Task brief: Extract the full listing verbatim and drop any pictures from your copy.

========

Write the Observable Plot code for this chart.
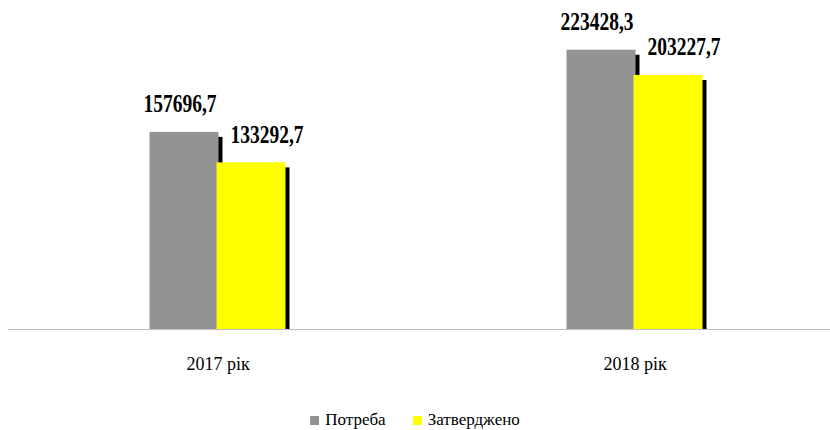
<!DOCTYPE html>
<html>
<head>
<meta charset="utf-8">
<script src="https://cdn.jsdelivr.net/npm/d3@7"></script>
<script src="https://cdn.jsdelivr.net/npm/@observablehq/plot@0.6"></script>
<style>
  body { margin: 0; background: #fff; }
  #chart { width: 830px; }
  .legend { display: flex; justify-content: center; align-items: center; height: 20px; margin-top: 18px;
    font-family: "Liberation Serif", "Times New Roman", Tinos, "DejaVu Serif", serif; font-size: 17px; color: #000; line-height: 20px; }
  .legend .item { display: flex; align-items: center; }
  .legend .sw { width: 9px; height: 9px; margin-right: 6px; }
  .legend .item + .item { margin-left: 27px; }
  svg text { font-family: "Liberation Serif", "Times New Roman", Tinos, "DejaVu Serif", serif !important; }
</style>
</head>
<body>
<div id="chart"></div>
<script>
const years = ["2017 рік", "2018 рік"];
const needValues = [157696.7, 223428.3];      // Потреба
const approvedValues = [133292.7, 203227.7];  // Затверджено
const seriesNames = ["Потреба", "Затверджено"];
const seriesColors = ["#939393", "#ffff00"];

const need = years.map((y, i) => ({year: y, value: needValues[i]}));
const approved = years.map((y, i) => ({year: y, value: approvedValues[i]}));
const fmt = v => v.toFixed(1).replace(".", ",");

const serif = "'Liberation Serif', 'Times New Roman', Tinos, 'DejaVu Serif', serif";

const chart = Plot.plot({
  width: 830,
  height: 392,
  marginLeft: 8,
  marginRight: 0,
  marginTop: 16.5,
  marginBottom: 63,
  style: {fontFamily: serif, background: "#fff"},
  x: {type: "band", domain: years, range: [8.5, 842.5], padding: 0, label: null},
  y: {domain: [0, 250000], axis: null},
  marks: [
    Plot.ruleY([0], {stroke: "#bfbfbf", strokeWidth: 1.2}),
    Plot.barY(need, {x: "year", y: "value", fill: "#000", insetLeft: 140.5, insetRight: 207.5, insetTop: 5, dx: 4}),
    Plot.barY(need, {x: "year", y: "value", fill: seriesColors[0], insetLeft: 140.5, insetRight: 207.5}),
    Plot.barY(approved, {x: "year", y: "value", fill: "#000", insetLeft: 207.5, insetRight: 140.5, insetTop: 5, dx: 4}),
    Plot.barY(approved, {x: "year", y: "value", fill: seriesColors[1], insetLeft: 207.5, insetRight: 140.5}),
    Plot.text(need, {x: "year", y: "value", text: d => fmt(d.value), dx: -38, dy: -20, lineAnchor: "bottom",
      fontSize: 25, fontWeight: "bold", fill: "#000"}),
    Plot.text(approved, {x: "year", y: "value", text: d => fmt(d.value), dx: 49, dy: -20, lineAnchor: "bottom",
      fontSize: 25, fontWeight: "bold", fill: "#000"}),
    Plot.axisX({tickSize: 0, tickPadding: 28, fontSize: 18, fill: "#000"})
  ]
});
document.getElementById("chart").appendChild(chart);

// horizontally condense bold value labels (append scale to existing transform attribute)
d3.select(chart).selectAll("g[aria-label='text'] text").each(function () {
  const t = this.getAttribute("transform") || "";
  this.setAttribute("transform", (t + " scale(0.78,1)").trim());
});

const legend = document.createElement("div");
legend.className = "legend";
seriesNames.forEach((name, i) => {
  const item = document.createElement("div");
  item.className = "item";
  const sw = document.createElement("span");
  sw.className = "sw";
  sw.style.background = seriesColors[i];
  const lab = document.createElement("span");
  lab.textContent = name;
  item.appendChild(sw);
  item.appendChild(lab);
  legend.appendChild(item);
});
document.getElementById("chart").appendChild(legend);
</script>
</body>
</html>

========

Reply:
Write the Observable Plot code for this chart.
<!DOCTYPE html>
<html>
<head>
<meta charset="utf-8">
<script src="https://cdn.jsdelivr.net/npm/d3@7"></script>
<script src="https://cdn.jsdelivr.net/npm/@observablehq/plot@0.6"></script>
<style>
  body { margin: 0; background: #fff; }
  #chart { width: 830px; }
  .legend { display: flex; justify-content: center; align-items: center; height: 20px; margin-top: 18px;
    font-family: "Liberation Serif", "Times New Roman", Tinos, "DejaVu Serif", serif; font-size: 17px; color: #000; line-height: 20px; }
  .legend .item { display: flex; align-items: center; }
  .legend .sw { width: 9px; height: 9px; margin-right: 6px; }
  .legend .item + .item { margin-left: 27px; }
  svg text { font-family: "Liberation Serif", "Times New Roman", Tinos, "DejaVu Serif", serif !important; }
</style>
</head>
<body>
<div id="chart"></div>
<script>
const years = ["2017 рік", "2018 рік"];
const needValues = [157696.7, 223428.3];      // Потреба
const approvedValues = [133292.7, 203227.7];  // Затверджено
const seriesNames = ["Потреба", "Затверджено"];
const seriesColors = ["#939393", "#ffff00"];

const need = years.map((y, i) => ({year: y, value: needValues[i]}));
const approved = years.map((y, i) => ({year: y, value: approvedValues[i]}));
const fmt = v => v.toFixed(1).replace(".", ",");

const serif = "'Liberation Serif', 'Times New Roman', Tinos, 'DejaVu Serif', serif";

const chart = Plot.plot({
  width: 830,
  height: 392,
  marginLeft: 8,
  marginRight: 0,
  marginTop: 16.5,
  marginBottom: 63,
  style: {fontFamily: serif, background: "#fff"},
  x: {type: "band", domain: years, range: [8.5, 842.5], padding: 0, label: null},
  y: {domain: [0, 250000], axis: null},
  marks: [
    Plot.ruleY([0], {stroke: "#bfbfbf", strokeWidth: 1.2}),
    Plot.barY(need, {x: "year", y: "value", fill: "#000", insetLeft: 140.5, insetRight: 207.5, insetTop: 5, dx: 4}),
    Plot.barY(need, {x: "year", y: "value", fill: seriesColors[0], insetLeft: 140.5, insetRight: 207.5}),
    Plot.barY(approved, {x: "year", y: "value", fill: "#000", insetLeft: 207.5, insetRight: 140.5, insetTop: 5, dx: 4}),
    Plot.barY(approved, {x: "year", y: "value", fill: seriesColors[1], insetLeft: 207.5, insetRight: 140.5}),
    Plot.text(need, {x: "year", y: "value", text: d => fmt(d.value), dx: -38, dy: -20, lineAnchor: "bottom",
      fontSize: 25, fontWeight: "bold", fill: "#000"}),
    Plot.text(approved, {x: "year", y: "value", text: d => fmt(d.value), dx: 49, dy: -20, lineAnchor: "bottom",
      fontSize: 25, fontWeight: "bold", fill: "#000"}),
    Plot.axisX({tickSize: 0, tickPadding: 28, fontSize: 18, fill: "#000"})
  ]
});
document.getElementById("chart").appendChild(chart);

// horizontally condense bold value labels (append scale to existing transform attribute)
d3.select(chart).selectAll("g[aria-label='text'] text").each(function () {
  const t = this.getAttribute("transform") || "";
  this.setAttribute("transform", (t + " scale(0.78,1)").trim());
});

const legend = document.createElement("div");
legend.className = "legend";
seriesNames.forEach((name, i) => {
  const item = document.createElement("div");
  item.className = "item";
  const sw = document.createElement("span");
  sw.className = "sw";
  sw.style.background = seriesColors[i];
  const lab = document.createElement("span");
  lab.textContent = name;
  item.appendChild(sw);
  item.appendChild(lab);
  legend.appendChild(item);
});
document.getElementById("chart").appendChild(legend);
</script>
</body>
</html>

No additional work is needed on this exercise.